• Problem details
Find each line holding "this" and copy it out.

(Figure scripts)
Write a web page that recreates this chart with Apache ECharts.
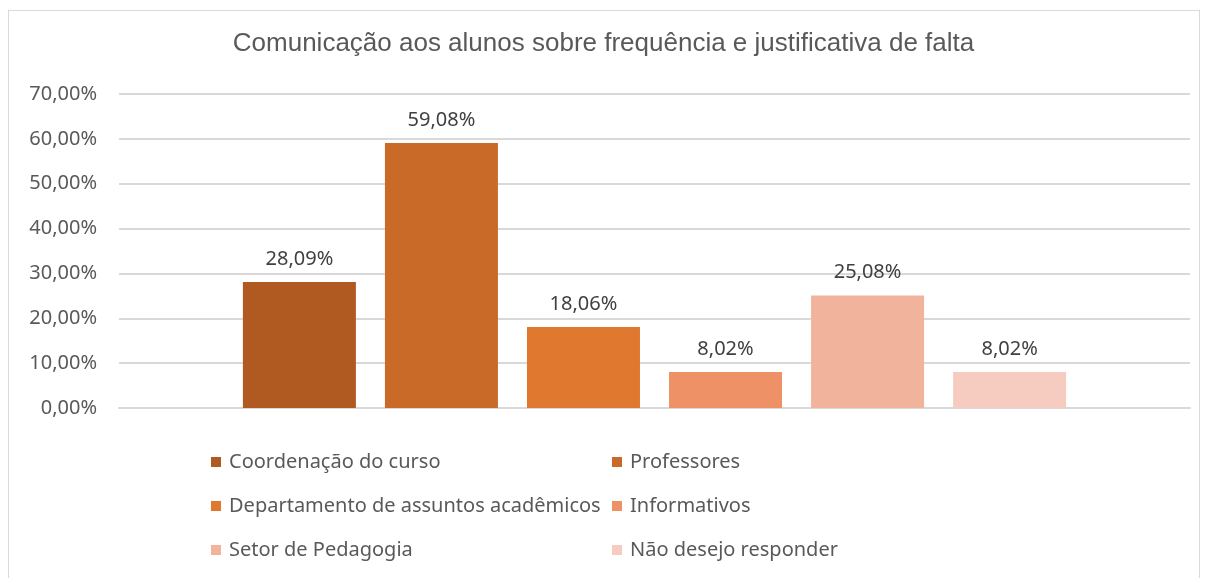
<!DOCTYPE html>
<html>
<head>
<meta charset="utf-8">
<script src="https://cdn.jsdelivr.net/npm/echarts@6/dist/echarts.min.js"></script>
<style>
  html, body { margin: 0; padding: 0; background: #fff; }
  #frame { position: absolute; left: 8px; top: 10px; width: 1192px; height: 600px; border: 1px solid #d9d9d9; box-sizing: border-box; }
  #chart { position: absolute; left: 0; top: 0; width: 1207px; height: 578px; }
</style>
</head>
<body>
<div id="frame"></div>
<div id="chart"></div>
<script>
// categories / series
const seriesNames = [
  'Coordenação do curso',
  'Professores',
  'Departamento de assuntos acadêmicos',
  'Informativos',
  'Setor de Pedagogia',
  'Não desejo responder'
]
const seriesValues = [28.09, 59.08, 18.06, 8.02, 25.08, 8.02]
const seriesColors = ['#b05a21', '#c96a28', '#e07830', '#ef9166', '#f2b39c', '#f5ccbf']
const yTicks = [0, 10, 20, 30, 40, 50, 60, 70]

const fmt = v => v.toFixed(2).replace('.', ',') + '%'
const font = 'Noto Sans'

const chart = echarts.init(document.getElementById('chart'))

// legend: 2 colunas x 3 linhas
const legendCols = [211, 612]
const legendRows = [452, 496, 540]
const legends = seriesNames.map((name, i) => ({
  data: [name],
  left: legendCols[i % 2],
  top: legendRows[Math.floor(i / 2)],
  padding: 0,
  itemWidth: 10,
  itemHeight: 10,
  itemGap: 0,
  icon: 'rect',
  selectedMode: false,
  textStyle: { color: '#595959', fontSize: 20, fontFamily: font, padding: [0, 0, 0, 3] }
}))

const option = {
  animation: false,
  title: {
    text: 'Comunicação aos alunos sobre frequência e justificativa de falta',
    left: 'center',
    top: 26,
    textStyle: { color: '#595959', fontSize: 26, fontWeight: 'normal', fontFamily: 'Liberation Sans' }
  },
  legend: legends,
  grid: { left: 119, right: 17, top: 94, bottom: 170 },
  xAxis: {
    type: 'category',
    data: [''],
    axisLine: { lineStyle: { color: '#d9d9d9', width: 2 } },
    axisTick: { show: false },
    axisLabel: { show: false }
  },
  yAxis: {
    type: 'value',
    min: yTicks[0],
    max: yTicks[yTicks.length - 1],
    interval: 10,
    axisLine: { show: false },
    axisTick: { show: false },
    axisLabel: {
      color: '#595959',
      fontSize: 20,
      fontFamily: font,
      margin: 22,
      formatter: v => fmt(v)
    },
    splitLine: { lineStyle: { color: '#d9d9d9', width: 2 } }
  },
  series: seriesNames.map((name, i) => ({
    name: name,
    type: 'bar',
    data: [seriesValues[i]],
    barWidth: 113,
    barGap: '25.7%',
    itemStyle: { color: seriesColors[i] },
    label: {
      show: true,
      position: 'top',
      distance: 13,
      color: '#404040',
      fontSize: 20,
      fontFamily: font,
      formatter: p => fmt(p.value)
    }
  }))
}

chart.setOption(option)
window.addEventListener('resize', () => chart.resize())
</script>
</body>
</html>
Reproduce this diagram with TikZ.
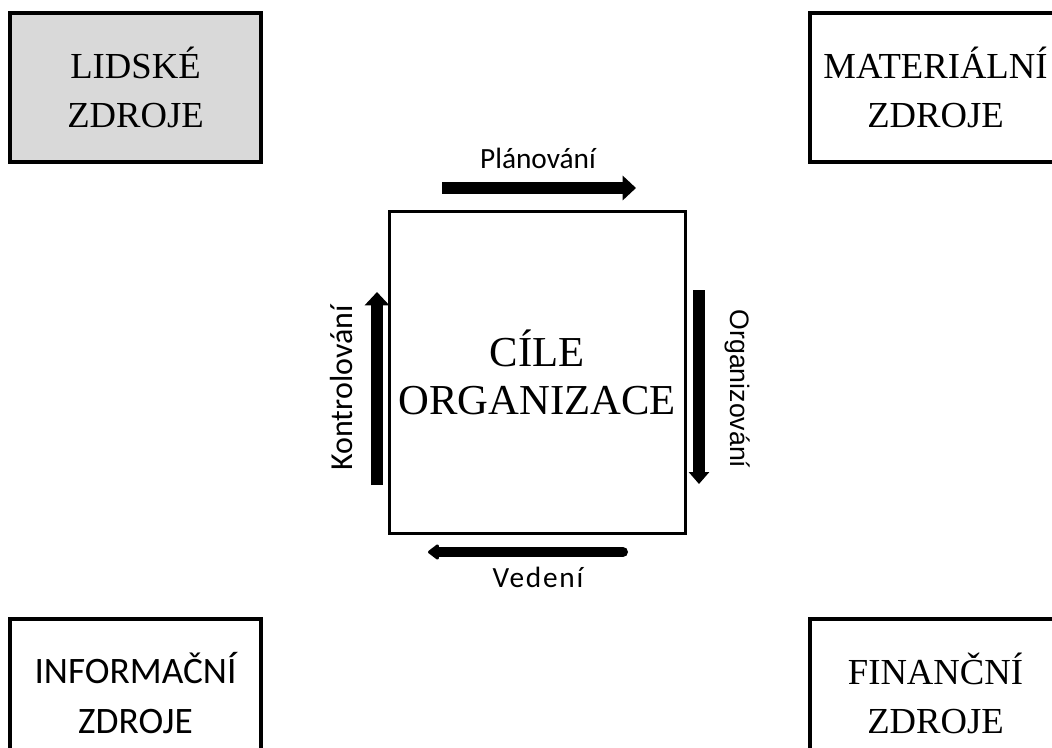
\documentclass[tikz,border=0pt]{standalone}
\usepackage{fontspec}
\setmainfont{Liberation Serif}
\newfontfamily\calibrifont{Carlito}
\newfontfamily\calibriwide[LetterSpace=6]{Carlito}
\newfontfamily\arialfont{Liberation Sans}
\usetikzlibrary{arrows.meta,positioning}

\begin{document}
\begin{tikzpicture}[x=0.75pt, y=-0.75pt,
	zdroj/.style={draw, line width=3pt, minimum width=188pt, minimum height=112pt,
		align=center, inner sep=0pt, font=\fontsize{27.5}{36.75}\selectfont},
	cil/.style={draw, line width=2.25pt, minimum width=222pt, minimum height=241pt,
		align=center, inner sep=0pt, font=\fontsize{32}{36}\selectfont},
	tok/.style={line width=9pt, -{Triangle[length=10pt, width=18pt]}},
	popis/.style={inner sep=0pt, font=\calibrifont\fontsize{22}{26}\selectfont}]
	% page frame
	\useasboundingbox (0,0) rectangle (1052,747);
	\clip (0,0) rectangle (1052,747);
	% resources in the corners
	\node[zdroj, fill=black!15] (lidske) at (135.5,87.5) {LIDSKÉ\\ZDROJE};
	\node[zdroj] (materialni) at (935.5,87.5) {MATERIÁLNÍ\\ZDROJE};
	\node[zdroj, font=\calibrifont\fontsize{28}{37.5}\selectfont] (informacni) at (135.5,693.5) {INFORMAČNÍ\\ZDROJE};
	\node[zdroj] (financni) at (935.5,693.5) {FINANČNÍ\\ZDROJE};
	% goals in the middle
	\node[cil] (cile) at (537,372.5) {CÍLE\\ORGANIZACE};
	% arrow ends
	\coordinate (plan-a) at (442,188);
	\coordinate (plan-b) at (636,188);
	\coordinate (org-a) at (699,290);
	\coordinate (org-b) at (699,484);
	\coordinate (ved-a) at (623,552);
	\coordinate (ved-b) at (428,552);
	\coordinate (kon-a) at (377,485);
	\coordinate (kon-b) at (377,292);
	% management cycle
	\draw[tok] (plan-a) -- (plan-b);
	\draw[tok, -{Triangle[length=9pt, width=15pt]}] (org-a) -- (org-b);
	\draw[tok, line width=7.5pt, line cap=round, -{Triangle[round, length=9pt, width=13pt]}] (ved-a) -- (ved-b);
	\draw[tok] (kon-a) -- (kon-b);
	% labels
	\node[popis, anchor=base] (planovani) at (538,168) {Plánování};
	\node[popis, anchor=base, font=\arialfont\fontsize{20}{24}\selectfont, rotate=-90] (organizovani) at (730,389) {Organizování};
	\node[popis, anchor=base, font=\calibriwide\fontsize{22}{26}\selectfont] (vedeni) at (538,587) {Vedení};
	\node[popis, anchor=base, font=\calibrifont\fontsize{24}{28}\selectfont, rotate=90] (kontrolovani) at (352,388) {Kontrolování};
\end{tikzpicture}
\end{document}
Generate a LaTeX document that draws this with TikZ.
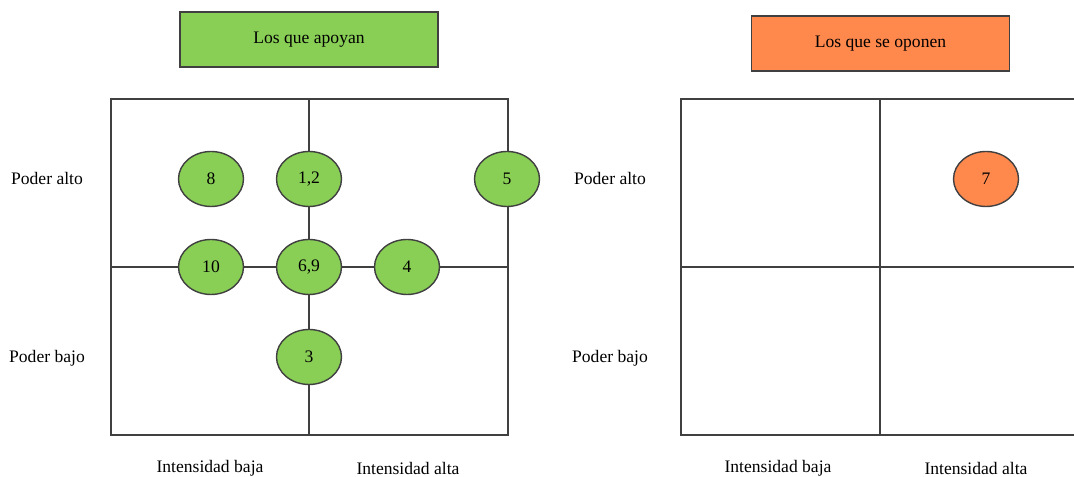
\documentclass[tikz,border=0pt]{standalone}
\usepackage{fontspec}
\setmainfont{Liberation Serif}
\usetikzlibrary{shapes.geometric}
\definecolor{apoyo}{RGB}{137,207,86}
\definecolor{oposicion}{RGB}{255,136,77}
\definecolor{linea}{RGB}{64,64,64}
\begin{document}
\begin{tikzpicture}[line width=0.8pt,
		grupo/.style={draw=linea,minimum width=5.16cm,minimum height=1.1cm,font=\normalsize},
		actor/.style={ellipse,draw=linea,minimum width=1.3cm,minimum height=1.1cm,inner sep=0pt,font=\normalsize},
		etiqueta/.style={font=\normalsize}]
		\useasboundingbox (0,0) rectangle (21.48,9.54);
		% matriz de los que apoyan
		\draw[linea] (2.22,0.84) rectangle (10.16,7.56);
		\draw[linea] (6.18,0.84) -- (6.18,7.56);
		\draw[linea] (2.22,4.2) -- (10.16,4.2);
		% matriz de los que se oponen
		\draw[linea] (21.6,7.56) -- (13.62,7.56) -- (13.62,0.84) -- (21.6,0.84);
		\draw[linea] (17.6,0.84) -- (17.6,7.56);
		\draw[linea] (13.62,4.2) -- (21.6,4.2);
		% encabezados
		\node[grupo,fill=apoyo] (apoyan) at (6.18,8.75) {Los que apoyan};
		\node[grupo,fill=oposicion] (oponen) at (17.61,8.67) {Los que se oponen};
		% actores
		\node[actor,fill=apoyo] (a8) at (4.22,5.96) {8};
		\node[actor,fill=apoyo] (a12) at (6.18,5.96) {1,2};
		\node[actor,fill=apoyo] (a5) at (10.14,5.96) {5};
		\node[actor,fill=apoyo] (a10) at (4.22,4.2) {10};
		\node[actor,fill=apoyo] (a69) at (6.18,4.2) {6,9};
		\node[actor,fill=apoyo] (a4) at (8.14,4.2) {4};
		\node[actor,fill=apoyo] (a3) at (6.18,2.4) {3};
		\node[actor,fill=oposicion] (a7) at (19.72,5.96) {7};
		% ejes
		\node[etiqueta] (altoA) at (0.94,5.96) {Poder alto};
		\node[etiqueta] (bajoA) at (0.94,2.38) {Poder bajo};
		\node[etiqueta] (altoB) at (12.2,5.96) {Poder alto};
		\node[etiqueta] (bajoB) at (12.2,2.38) {Poder bajo};
		\node[etiqueta] (ibA) at (4.2,0.18) {Intensidad baja};
		\node[etiqueta] (iaA) at (8.16,0.18) {Intensidad alta};
		\node[etiqueta] (ibB) at (15.56,0.18) {Intensidad baja};
		\node[etiqueta] (iaB) at (19.52,0.18) {Intensidad alta};
	\end{tikzpicture}
\end{document}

• Expected output
Write a web page that recreates this chart with Apache ECharts.
Reproduce this diagram with TikZ.
Generate a LaTeX document that draws this with TikZ.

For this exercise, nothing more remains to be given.